Alex Moggridge, meanwhile, faces whirlwind after whirlwind. There’s the unspoken muddle his out-of-time character finds himself in. There’s the stream of incidents which overwhelm good-natured George Bailey. There’s the relentless pace of the live radio broadcast. There’s that dispiriting black-out. Moggridge manages to seem bewildered yet hopeful throughout this whole soul-battering experience.

Alex Moggridge, convincingly overwhelmed in It's a Wonderful Life at the Long Wharf. Photo by T. Charles Erickson.
The Long Wharf is hoping that It’s a Wonderful Life is successful enough to become an annual tradition at the theater. That’s happened for other productions of Joe Landry’s script, dating back to its very first production at the Stamford Center for the Arts in the mid-‘90s. A perennial Wonderful Life at Long Wharf would be wonderful, to be sure. It’s the kind of show you want to see twice—the first time to be surprised and moved, the next time to figure out how they did it.
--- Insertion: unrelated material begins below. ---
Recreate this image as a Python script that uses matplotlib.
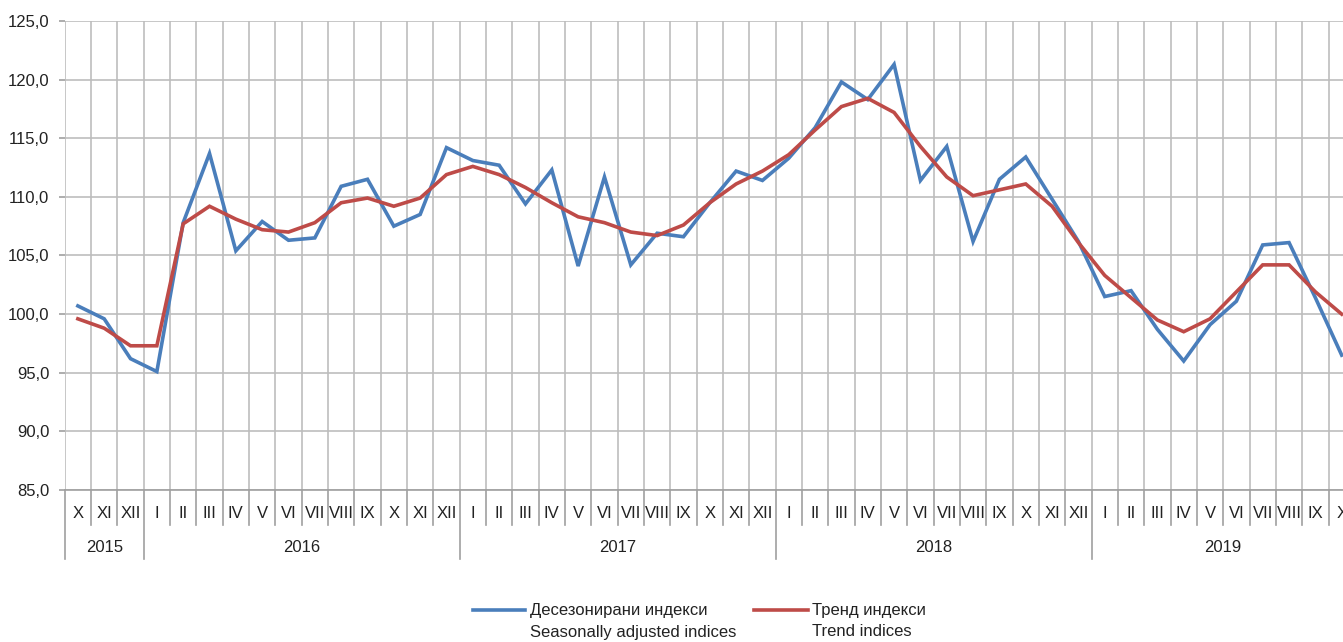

It’s also a play about courage, anguish and redemption which lays out the paths not taken so smoothly that the plot always seems fresh.
Yet this deliberately dark and chilly airwave-netherworld vision of a holiday classic may end up being too clever for its own good. There’s a very happy ending, of course, but it can’t equal the beautifully realized turmoil and despair of earlier scenes. Besides, this is a show which telegraphs its own artifice in its opening moments, with the actors reduced to remote sound effects and stereotyped gestures. It’s hard to create genuine sympathy for actors playing actors playing actors playing actors.
It is no small trick to bring depth and intrigue to such a well-known vehicle of Christmas spirit, while simultaneously deconstructing it. Whether these are the appropriate seasonal wrappings for a long-running crowdpleasing success remains to be seen. Like its beleaguered hero George Bailey, this It’s a Wonderful Life has an uncertain future but we should be happy it exists in the here and now.